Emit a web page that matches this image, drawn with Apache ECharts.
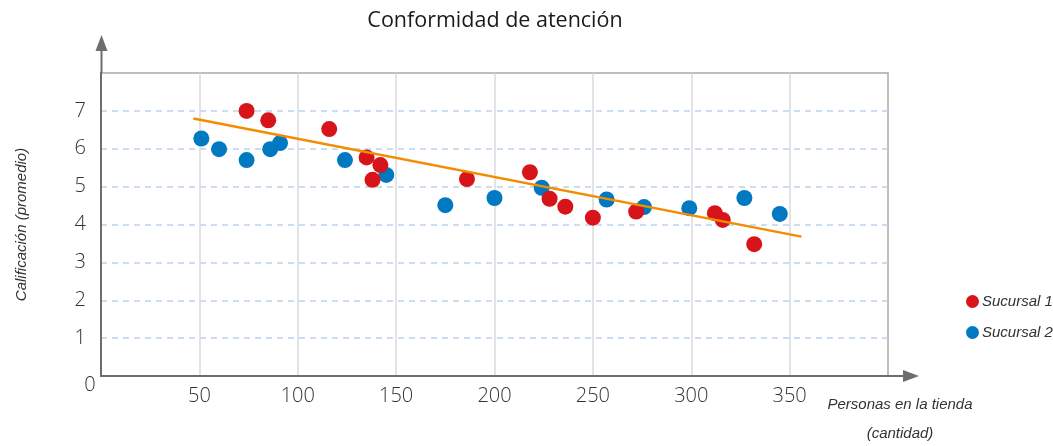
<!DOCTYPE html>
<html><head><meta charset="utf-8">
<script src="https://cdn.jsdelivr.net/npm/echarts@6/dist/echarts.min.js"></script>
<style>html,body{margin:0;padding:0;background:#fff}#c{width:1053px;height:446px}</style>
</head><body><div id="c"></div>
<script>
const title = 'Conformidad de atención';
const xName = 'Personas en la tienda\n(cantidad)';
const yName = 'Calificación (promedio)';
const seriesNames = ['Sucursal 1', 'Sucursal 2'];
const s1X = [74, 85, 116, 135, 138, 142, 186, 218, 228, 236, 250, 272, 312, 316, 332];
const s1Y = [7.0, 6.75, 6.52, 5.77, 5.18, 5.57, 5.2, 5.38, 4.68, 4.47, 4.18, 4.34, 4.3, 4.12, 3.48];
const s2X = [51, 60, 74, 86, 91, 124, 145, 175, 200, 224, 257, 276, 299, 327, 345];
const s2Y = [6.27, 5.99, 5.7, 5.99, 6.15, 5.7, 5.31, 4.51, 4.7, 4.97, 4.66, 4.46, 4.43, 4.7, 4.28];
const trendX = [47, 356];
const trendY = [6.8, 3.68];

const zip = (a, b) => a.map((v, i) => [v, b[i]]);
const chart = echarts.init(document.getElementById('c'));
const axisCol = '#6d6d6d';
const sans = '"Open Sans", sans-serif';
const ital = '"Liberation Sans", Arial, sans-serif';
chart.setOption({
  animation: false,
  title: { text: title, left: 490, textAlign: 'center', top: 5, textStyle: { fontFamily: sans, fontSize: 21.5, fontWeight: 'normal', color: '#1a1a1a' } },
  grid: { left: 101, right: 165, top: 73, bottom: 70, show: true, borderColor: '#a9a9a9', borderWidth: 1.5, outerBoundsMode: 'none', containLabel: false },
  legend: {
    data: seriesNames, orient: 'vertical', left: 961, top: 289, itemGap: 16,
    icon: 'circle', itemWidth: 13, itemHeight: 13, itemStyle: { borderWidth: 0 },
    textStyle: { fontFamily: ital, fontStyle: 'italic', fontSize: 15, color: '#333', padding: [0, 0, 0, -2] }
  },
  xAxis: {
    type: 'value', min: 0, max: 400, interval: 50,
    name: xName, nameLocation: 'end', nameGap: 12,
    nameTextStyle: { fontFamily: ital, fontStyle: 'italic', fontSize: 15, color: '#333', align: 'center', verticalAlign: 'top', lineHeight: 29, padding: [14, 0, 0, 0] },
    axisLine: { show: true, lineStyle: { color: axisCol, width: 2 } },
    axisTick: { show: false },
    axisLabel: { margin: 10, fontFamily: sans, fontWeight: 300, fontSize: 20, color: '#333', formatter: v => (v === 0 || v === 400) ? '' : v },
    splitLine: { show: true, showMinLine: false, showMaxLine: false, lineStyle: { color: '#dadada', width: 1.5 } }
  },
  yAxis: {
    type: 'value', min: 0, max: 8, interval: 1,
    name: yName, nameLocation: 'middle', nameGap: 72, nameRotate: 90,
    nameTextStyle: { fontFamily: ital, fontStyle: 'italic', fontSize: 15, color: '#333' },
    axisLine: { show: true, lineStyle: { color: axisCol, width: 2 } },
    axisTick: { show: false },
    axisLabel: { margin: 15, fontFamily: sans, fontWeight: 300, fontSize: 20, color: '#333', formatter: v => (v === 0 || v === 8) ? '' : v },
    splitLine: { show: true, showMinLine: false, showMaxLine: false, lineStyle: { color: '#bcd2f0', width: 1.5, type: [6, 5] } }
  },
  series: [
    { name: seriesNames[1], type: 'scatter', data: zip(s2X, s2Y), symbolSize: 16, itemStyle: { color: '#0079c1', opacity: 1 }, z: 3 },
    { name: seriesNames[0], type: 'scatter', data: zip(s1X, s1Y), symbolSize: 16, itemStyle: { color: '#d7141a', opacity: 1 }, z: 4 },
    { name: 'Tendencia', type: 'line', data: zip(trendX, trendY), symbol: 'none', lineStyle: { color: '#f28c00', width: 2.5 }, z: 5, silent: true }
  ],
  graphic: [
    { type: 'line', shape: { x1: 101.5, y1: 73, x2: 101.5, y2: 50 }, style: { stroke: axisCol, lineWidth: 2 } },
    { type: 'polygon', shape: { points: [[101.5, 35], [95.5, 51], [107.5, 51]] }, style: { fill: axisCol } },
    { type: 'line', shape: { x1: 888, y1: 376, x2: 904, y2: 376 }, style: { stroke: axisCol, lineWidth: 2 } },
    { type: 'polygon', shape: { points: [[919, 376], [903, 370], [903, 382]] }, style: { fill: axisCol } },
    { type: 'text', x: 90, y: 385, style: { text: '0', fontFamily: sans, fontWeight: 300, fontSize: 20, fill: '#333', align: 'center', verticalAlign: 'middle' } }
  ]
});
</script></body></html>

####

**What the task asks**
Quote everything in the listing above exactly; pictures are the only thing to omit.

**Solution for this exercise**
Emit a web page that matches this image, drawn with Apache ECharts.
<!DOCTYPE html>
<html><head><meta charset="utf-8">
<script src="https://cdn.jsdelivr.net/npm/echarts@6/dist/echarts.min.js"></script>
<style>html,body{margin:0;padding:0;background:#fff}#c{width:1053px;height:446px}</style>
</head><body><div id="c"></div>
<script>
const title = 'Conformidad de atención';
const xName = 'Personas en la tienda\n(cantidad)';
const yName = 'Calificación (promedio)';
const seriesNames = ['Sucursal 1', 'Sucursal 2'];
const s1X = [74, 85, 116, 135, 138, 142, 186, 218, 228, 236, 250, 272, 312, 316, 332];
const s1Y = [7.0, 6.75, 6.52, 5.77, 5.18, 5.57, 5.2, 5.38, 4.68, 4.47, 4.18, 4.34, 4.3, 4.12, 3.48];
const s2X = [51, 60, 74, 86, 91, 124, 145, 175, 200, 224, 257, 276, 299, 327, 345];
const s2Y = [6.27, 5.99, 5.7, 5.99, 6.15, 5.7, 5.31, 4.51, 4.7, 4.97, 4.66, 4.46, 4.43, 4.7, 4.28];
const trendX = [47, 356];
const trendY = [6.8, 3.68];

const zip = (a, b) => a.map((v, i) => [v, b[i]]);
const chart = echarts.init(document.getElementById('c'));
const axisCol = '#6d6d6d';
const sans = '"Open Sans", sans-serif';
const ital = '"Liberation Sans", Arial, sans-serif';
chart.setOption({
  animation: false,
  title: { text: title, left: 490, textAlign: 'center', top: 5, textStyle: { fontFamily: sans, fontSize: 21.5, fontWeight: 'normal', color: '#1a1a1a' } },
  grid: { left: 101, right: 165, top: 73, bottom: 70, show: true, borderColor: '#a9a9a9', borderWidth: 1.5, outerBoundsMode: 'none', containLabel: false },
  legend: {
    data: seriesNames, orient: 'vertical', left: 961, top: 289, itemGap: 16,
    icon: 'circle', itemWidth: 13, itemHeight: 13, itemStyle: { borderWidth: 0 },
    textStyle: { fontFamily: ital, fontStyle: 'italic', fontSize: 15, color: '#333', padding: [0, 0, 0, -2] }
  },
  xAxis: {
    type: 'value', min: 0, max: 400, interval: 50,
    name: xName, nameLocation: 'end', nameGap: 12,
    nameTextStyle: { fontFamily: ital, fontStyle: 'italic', fontSize: 15, color: '#333', align: 'center', verticalAlign: 'top', lineHeight: 29, padding: [14, 0, 0, 0] },
    axisLine: { show: true, lineStyle: { color: axisCol, width: 2 } },
    axisTick: { show: false },
    axisLabel: { margin: 10, fontFamily: sans, fontWeight: 300, fontSize: 20, color: '#333', formatter: v => (v === 0 || v === 400) ? '' : v },
    splitLine: { show: true, showMinLine: false, showMaxLine: false, lineStyle: { color: '#dadada', width: 1.5 } }
  },
  yAxis: {
    type: 'value', min: 0, max: 8, interval: 1,
    name: yName, nameLocation: 'middle', nameGap: 72, nameRotate: 90,
    nameTextStyle: { fontFamily: ital, fontStyle: 'italic', fontSize: 15, color: '#333' },
    axisLine: { show: true, lineStyle: { color: axisCol, width: 2 } },
    axisTick: { show: false },
    axisLabel: { margin: 15, fontFamily: sans, fontWeight: 300, fontSize: 20, color: '#333', formatter: v => (v === 0 || v === 8) ? '' : v },
    splitLine: { show: true, showMinLine: false, showMaxLine: false, lineStyle: { color: '#bcd2f0', width: 1.5, type: [6, 5] } }
  },
  series: [
    { name: seriesNames[1], type: 'scatter', data: zip(s2X, s2Y), symbolSize: 16, itemStyle: { color: '#0079c1', opacity: 1 }, z: 3 },
    { name: seriesNames[0], type: 'scatter', data: zip(s1X, s1Y), symbolSize: 16, itemStyle: { color: '#d7141a', opacity: 1 }, z: 4 },
    { name: 'Tendencia', type: 'line', data: zip(trendX, trendY), symbol: 'none', lineStyle: { color: '#f28c00', width: 2.5 }, z: 5, silent: true }
  ],
  graphic: [
    { type: 'line', shape: { x1: 101.5, y1: 73, x2: 101.5, y2: 50 }, style: { stroke: axisCol, lineWidth: 2 } },
    { type: 'polygon', shape: { points: [[101.5, 35], [95.5, 51], [107.5, 51]] }, style: { fill: axisCol } },
    { type: 'line', shape: { x1: 888, y1: 376, x2: 904, y2: 376 }, style: { stroke: axisCol, lineWidth: 2 } },
    { type: 'polygon', shape: { points: [[919, 376], [903, 370], [903, 382]] }, style: { fill: axisCol } },
    { type: 'text', x: 90, y: 385, style: { text: '0', fontFamily: sans, fontWeight: 300, fontSize: 20, fill: '#333', align: 'center', verticalAlign: 'middle' } }
  ]
});
</script></body></html>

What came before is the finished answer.